Re-Running Large-Scale Parallel Programs Using Two Nodes.
Yayu Guo,Fang Lin,Yi Liu,Depei Qian
DOI: https://doi.org/10.1109/bdcloud.2018.00079
2018-01-01
Abstract:With the increasing of scale and complexity of high performance computing (HPC) systems, the programming, debugging, and tuning of large-scale parallel programs face a series of challenges, one of which is that programmers often need to repeatedly run their programs with large number of processes on HPC systems to identify sources of errors and performance bottlenecks in their programs, which means large amounts of resource consumptions.

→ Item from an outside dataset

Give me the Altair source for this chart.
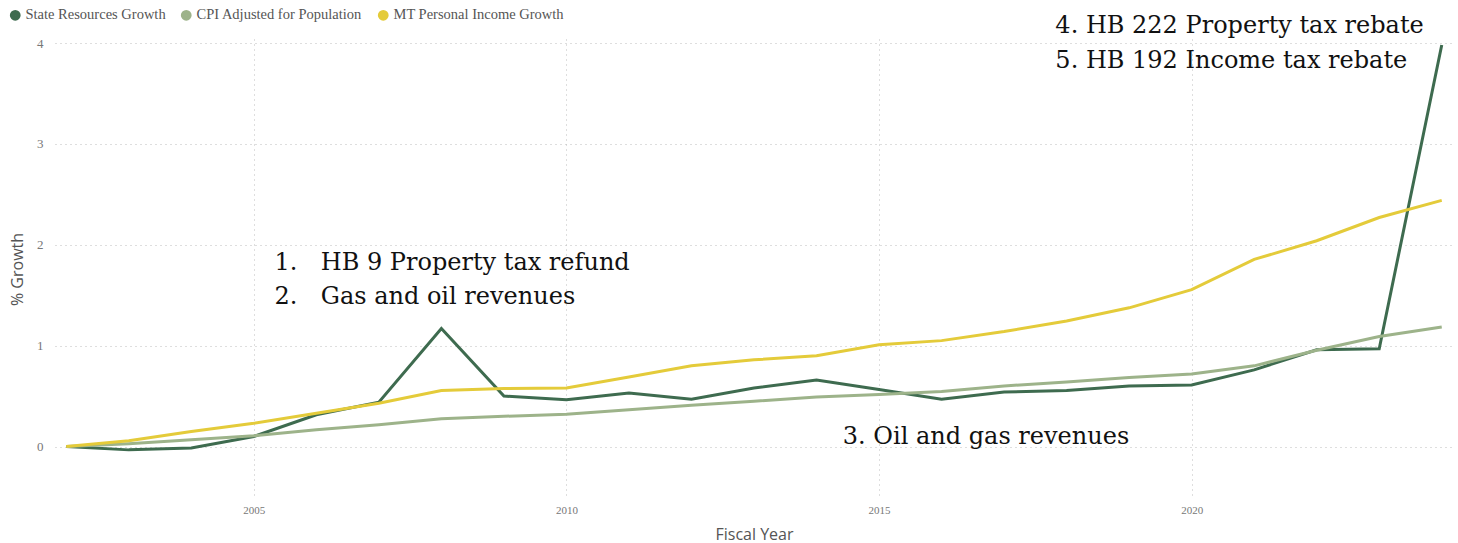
import altair as alt
import pandas as pd

years = list(range(2002, 2025))
state_resources = [0.0, -0.033, -0.015, 0.10, 0.315, 0.44, 1.17, 0.50, 0.465, 0.53, 0.47,
                   0.58, 0.66, 0.565, 0.47, 0.54, 0.555, 0.60, 0.61, 0.76, 0.96, 0.97, 3.98]
cpi_pop = [0.0, 0.027, 0.067, 0.106, 0.166, 0.215, 0.275, 0.30, 0.32, 0.365, 0.41,
           0.45, 0.49, 0.515, 0.545, 0.60, 0.64, 0.685, 0.72, 0.80, 0.955, 1.09, 1.185]
mt_income = [0.0, 0.057, 0.15, 0.23, 0.33, 0.43, 0.556, 0.575, 0.58, 0.69, 0.80,
             0.86, 0.90, 1.01, 1.05, 1.14, 1.245, 1.375, 1.555, 1.855, 2.04, 2.27, 2.44]

series_names = ["State Resources Growth", "CPI Adjusted for Population", "MT Personal Income Growth"]
series_colors = ["#3e6b4f", "#9db38a", "#e4cb3a"]

note_texts = ["1.", "HB 9 Property tax refund", "2.", "Gas and oil revenues",
              "3. Oil and gas revenues", "4. HB 222 Property tax rebate", "5. HB 192 Income tax rebate"]
note_years = [2005.33, 2006.07, 2005.33, 2006.07, 2014.42, 2017.82, 2017.82]
note_values = [1.82, 1.82, 1.485, 1.485, 0.09, 4.17, 3.82]

rows = []
for name, vals in zip(series_names, [state_resources, cpi_pop, mt_income]):
    for y, v in zip(years, vals):
        rows.append({"year": y, "value": v, "series": name})
df = pd.DataFrame(rows)
notes = pd.DataFrame({"text": note_texts, "year": note_years, "value": note_values})

xscale = alt.Scale(domain=[2001.82, 2024.18], nice=False, zero=False)
yscale = alt.Scale(domain=[-0.52, 4.04], nice=False, zero=False)

lines = alt.Chart(df).mark_line(strokeWidth=3).encode(
    x=alt.X("year:Q", scale=xscale,
            axis=alt.Axis(title="Fiscal Year", values=[2005, 2010, 2015, 2020], format="d",
                          grid=True, gridDash=[1, 4], gridColor="#bdbdbd", ticks=False, domain=False,
                          labelFont="Liberation Serif", labelFontSize=11, labelColor="#777777",
                          labelPadding=5, titleFont="Open Sans", titleFontSize=16,
                          titleFontWeight="normal", titleColor="#555555", titlePadding=11)),
    y=alt.Y("value:Q", scale=yscale,
            axis=alt.Axis(title="% Growth", values=[0, 1, 2, 3, 4], format="d",
                          grid=True, gridDash=[1, 4], gridColor="#bdbdbd", ticks=False, domain=False,
                          labelFont="Liberation Serif", labelFontSize=13, labelColor="#777777",
                          labelPadding=12, titleFont="Open Sans", titleFontSize=16,
                          titleFontWeight="normal", titleColor="#555555", titlePadding=11)),
    color=alt.Color("series:N",
                    scale=alt.Scale(domain=series_names, range=series_colors),
                    legend=alt.Legend(title=None, orient="none", legendX=-47, legendY=-31,
                                      direction="horizontal", symbolType="circle",
                                      symbolSize=28, symbolStrokeWidth=5.5, symbolOpacity=1,
                                      labelFont="Liberation Serif", labelFontSize=14.5,
                                      labelColor="#555555", columnPadding=6, symbolOffset=0,
                                      labelOffset=3, labelLimit=400)),
    order=alt.Order("year:Q"),
)

text = alt.Chart(notes).mark_text(align="left", baseline="middle", font="DejaVu Serif",
                                  fontSize=24, color="#111111").encode(
    x=alt.X("year:Q", scale=xscale),
    y=alt.Y("value:Q", scale=yscale),
    text="text:N",
)

chart = alt.layer(lines, text).properties(
    width=1398, height=460,
    autosize=alt.AutoSizeParams(type="none"),
    padding={"left": 55, "top": 39, "right": 5, "bottom": 44},
).configure(background="white").configure_view(stroke=None)

chart.save("out.html", embed_options={"renderer": "svg", "actions": False})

Furthermore, since most HPC systems use job scheduling system to manage their resources and schedule multiple jobs from different users, programmers cannot interact with their programs during the execution of programs, which further increases complexities of debugging and tuning. To address this challenge, this paper proposes a system that reruns large-scale MPI parallel programs using two nodes. According to an approach of one real-execution + multiple emulation-executions, the parallel program is firstly executed with desired number of processes on an HPC system, which is referred as real-execution, and during the execution, our system records MPI messages transmitted among processes as well as control information of processes; after that, one or more processes can be re-run on a two-node local system under the scale the same with the real-execution. In the meantime, programmers can interact with their programs by attaching the GDB, a commonly used debugger, to the re-running process. Therefore, not only can our system reduce resource-consumptions in debugging and tuning of large-scale parallel programs significantly, but also support interactions between developers and their programs during the execution of the programs, which makes programmers easier to identify sources of the errors and performance bottlenecks in their parallel programs.